Le rap illustre ce concept tout d'abord politiquement. Avec lui, pas de
travers, il faut choisir son camp, celui des opprimés de la banlieue,
contre le Front national et les "bourges". Mais cet antagonisme
de "classe" s'exprime parfois de manière réactionnaire
ou populiste, contre l'ensemble de la classe politique des "tous
pourris". Cette tentation de l'extrême se retrouve localement,
car la territorialisation est exacerbée, à l'échelle
de plus en plus réduite. Du département, par exemple : "93
NTM", on passe à la ville : "Épinay en force",
"la planète MARSeille", à la Cité : "les
Francs-Moisins". Au fil du temps, l'espace rétrécit
pour aboutir à la peau de chagrin que constitue la cage d'escalier.

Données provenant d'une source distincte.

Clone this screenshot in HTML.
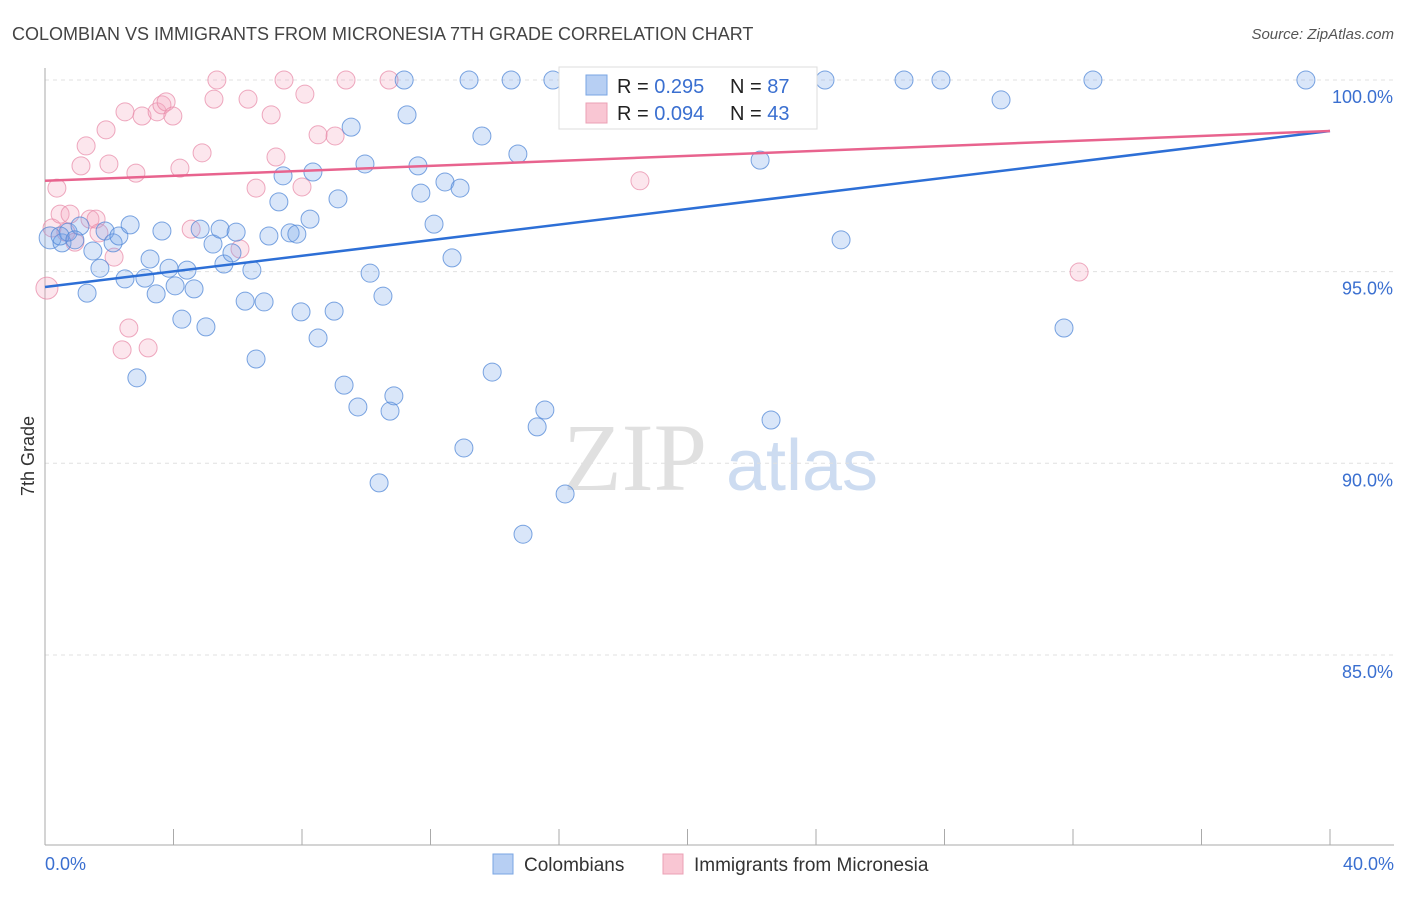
<!DOCTYPE html>
<html><head><meta charset="utf-8"><style>
body{margin:0;background:#fff;font-family:"Liberation Sans",sans-serif;}
svg text{font-family:"Liberation Sans",sans-serif;}
</style></head><body>
<svg id="chart" width="1406" height="892" xmlns="http://www.w3.org/2000/svg">
<text x="12" y="40" font-size="18" fill="#444">COLOMBIAN VS IMMIGRANTS FROM MICRONESIA 7TH GRADE CORRELATION CHART</text>
<text x="1394" y="39" font-size="15" fill="#555" font-style="italic" text-anchor="end">Source: ZipAtlas.com</text>
<text x="34" y="456" font-size="18" fill="#333" transform="rotate(-90 34 456)" text-anchor="middle">7th Grade</text>
<g><text x="635" y="490" font-size="96" fill="#e0e0e0" text-anchor="middle" style="font-family:'Liberation Serif',serif">ZIP</text><text x="802" y="490" font-size="72" fill="#cddcf1" text-anchor="middle">atlas</text></g>
<g id="grid"></g><g id="axes"></g><g id="pts"></g><g id="lines"></g>
<g>
<rect x="559" y="67" width="258" height="62" fill="#fff" stroke="#ddd"/>
<rect x="586" y="75" width="21" height="20" fill="#b7cff3" stroke="#7aa5e3"/>
<rect x="586" y="103" width="21" height="20" fill="#f9c6d3" stroke="#eba0b5"/>
<text x="617" y="93" font-size="20" fill="#222">R = <tspan fill="#3a6fd0">0.295</tspan></text>
<text x="730" y="93" font-size="20" fill="#222">N = <tspan fill="#3a6fd0">87</tspan></text>
<text x="617" y="120" font-size="20" fill="#222">R = <tspan fill="#3a6fd0">0.094</tspan></text>
<text x="730" y="120" font-size="20" fill="#222">N = <tspan fill="#3a6fd0">43</tspan></text>
</g>
<g>
<rect x="493" y="854" width="20" height="20" fill="#b7cff3" stroke="#7aa5e3"/>
<text x="524" y="871" font-size="19" fill="#333">Colombians</text>
<rect x="663" y="854" width="20" height="20" fill="#f9c6d3" stroke="#eba0b5"/>
<text x="694" y="871" font-size="19" fill="#333">Immigrants from Micronesia</text>
</g>
</svg>
<script>
const yTicks=[100,95,90,85];
const yTickLabels=["100.0%","95.0%","90.0%","85.0%"];
const xLabels=["0.0%","40.0%"];
const blueX=[0.16,0.53,0.72,0.47,1.09,0.93,1.31,1.49,1.71,1.87,2.12,2.30,2.49,2.65,2.86,3.11,3.27,3.46,3.64,3.86,4.05,4.26,4.42,4.64,4.83,5.01,5.23,5.45,5.57,5.95,5.82,6.23,6.44,6.57,6.82,6.97,7.28,7.41,7.63,7.84,7.97,8.25,8.34,8.50,9.00,9.12,9.31,9.53,9.74,9.96,10.12,10.40,10.52,10.74,10.86,11.18,11.27,11.61,11.70,12.11,12.45,12.67,12.92,13.04,13.20,13.60,13.92,14.51,14.72,14.88,15.32,15.56,15.81,16.19,22.26,22.60,24.28,24.78,26.74,27.89,29.76,31.72,32.62,39.25];
const blueY=[95.88,95.75,96.03,95.93,96.19,95.83,94.44,95.54,95.09,96.06,95.75,95.93,94.81,96.22,92.23,94.83,95.33,94.42,96.06,95.09,94.63,93.76,95.04,94.55,96.11,93.56,95.72,96.11,95.20,96.03,95.49,94.23,95.04,92.72,94.21,95.93,96.82,97.50,96.01,95.98,93.95,96.37,97.60,93.27,93.97,96.90,92.04,98.77,91.47,97.81,94.96,89.49,94.36,91.36,91.76,100,99.09,97.76,97.05,96.24,97.34,95.36,97.18,90.40,100,98.54,92.38,100,98.07,88.15,90.95,91.39,100,89.20,97.91,91.13,100,95.83,100,100,99.48,93.53,100,100];
const pinkX=[0.06,0.22,0.37,0.47,0.65,0.78,0.93,1.12,1.28,1.40,1.59,1.68,1.90,1.99,2.15,2.49,2.61,2.40,2.83,3.02,3.21,3.49,3.64,3.77,3.98,4.20,4.55,4.89,5.26,5.35,6.07,6.32,6.57,7.04,7.19,7.44,8.00,8.09,8.50,9.03,9.37,10.71,18.52,32.19];
const pinkY=[94.57,96.14,97.18,96.50,96.03,96.50,95.77,97.76,98.28,96.37,96.37,96.01,98.70,97.81,95.38,99.17,93.53,92.96,97.57,99.06,93.01,99.17,99.35,99.43,99.06,97.70,96.11,98.10,99.50,100,95.59,99.50,97.18,99.09,97.99,100,97.21,99.63,98.57,98.54,100,100,97.37,94.99];
const blueTrend=[94.6,98.67];
const pinkTrend=[97.37,98.67];
const NS="http://www.w3.org/2000/svg";
const X=v=>45+v/40*1285, Y=v=>80+(100-v)*38.33;
function mk(t,a,p){const e=document.createElementNS(NS,t);for(const k in a)e.setAttribute(k,a[k]);p.appendChild(e);return e;}
const grid=document.getElementById('grid'),axes=document.getElementById('axes'),pts=document.getElementById('pts'),lines=document.getElementById('lines');
yTicks.forEach((t,i)=>{
 const l=mk('line',{x1:45,x2:1394,y1:Y(t),y2:Y(t),stroke:'#e0e0e0','stroke-dasharray':'4 4'},grid);
 
 
 const tx=mk('text',{x:1393,y:Y(t)+23,'font-size':18,fill:'#3a6fd0','text-anchor':'end'},axes);tx.textContent=yTickLabels[i];
 
 
});
mk('line',{x1:45,x2:45,y1:68,y2:845,stroke:'#aaa'},axes);
mk('line',{x1:45,x2:1394,y1:845,y2:845,stroke:'#aaa'},axes);
for(let i=0;i<=10;i++){const tk=mk('line',{x1:X(i*4),x2:X(i*4),y1:829,y2:845,stroke:'#aaa'},axes);
 
 }
[[45,'start',0],[1394,'end',1]].forEach(([x,a,i])=>{const t=mk('text',{x:x,y:870,'font-size':18,fill:'#3a6fd0','text-anchor':a},axes);t.textContent=xLabels[i];
 
 });
function dots(xs,ys,fill,stroke,name){xs.forEach((x,i)=>{const c=mk('circle',{cx:X(x),cy:Y(ys[i]),r:i===0?11:9,fill:fill,stroke:stroke,'stroke-width':1},pts);
 
 });}
dots(pinkX,pinkY,'rgba(244,165,190,0.28)','rgba(232,140,170,0.75)','micronesia-point');
dots(blueX,blueY,'rgba(120,165,235,0.28)','rgba(80,135,215,0.75)','colombian-point');
const bl=mk('line',{x1:X(0),y1:Y(blueTrend[0]),x2:X(40),y2:Y(blueTrend[1]),stroke:'#2d6fd6','stroke-width':2.5},lines);


const pl=mk('line',{x1:X(0),y1:Y(pinkTrend[0]),x2:X(40),y2:Y(pinkTrend[1]),stroke:'#e8638e','stroke-width':2.5},lines);


</script>
</body></html>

Cette miniaturisation même si elle prouve l'enracinement nécessaire
à la vie sociale, stipule surtout de l'achèvement de la
"ghéttoïsation" en France.
Le rap, en bonne musique populaire, et c'est là sa force, puise
sa source dans le débat qu'il génère. Plus que toutes
les autres musiques jeunes, il sait faire fructifier les peurs des élus
et les critiques des sociologues. Peut-être parce qu'il inverse
à l'extrême les jugements esthétiques sur les musiques
populaires, ce que l'on qualifie de débat entre les créateurs
et leurs créatures n'a plus lieu d'être. Le rap n'est pas
Rabbi Löw et les rappeurs ne sont pas des Golems. La fusion et l'interaction
sont totales entre les deux. Le terme d'influence est dépassé,
de même que les discours prophétiques : les rappeurs reflètent
juste le présent, ce qu'ils voient. En "haut-parleurs",
ils déclarent tout haut parce qu'ils en ont la possibilité,
ce que leur public pense tout bas. Certains déclarent même,
comme les NTM, que leurs textes ne reflètent plus la réalité
sociale. Ceux qui s'éloignent trop de celle-ci, comme le groupe
Réciprok, se font "secouer" lorsqu'ils reviennent dans
leur cité.
Le rap inquiète surtout parce qu'il se fonde non plus sur les mots,
comme le rock mais sur la parole. Roland Barthes a montré avec
force ce que la parole contenait comme explosif. Dans sa leçon
inaugurale au Collège de France, il a déclaré : "Mais
la langue, comme performance de tout langage, n'est ni réactionnaire,
ni progressiste; elle est tout simplement fasciste; car le fascisme, ce
n'est pas d'empêcher de dire, c'est d'obliger à dire "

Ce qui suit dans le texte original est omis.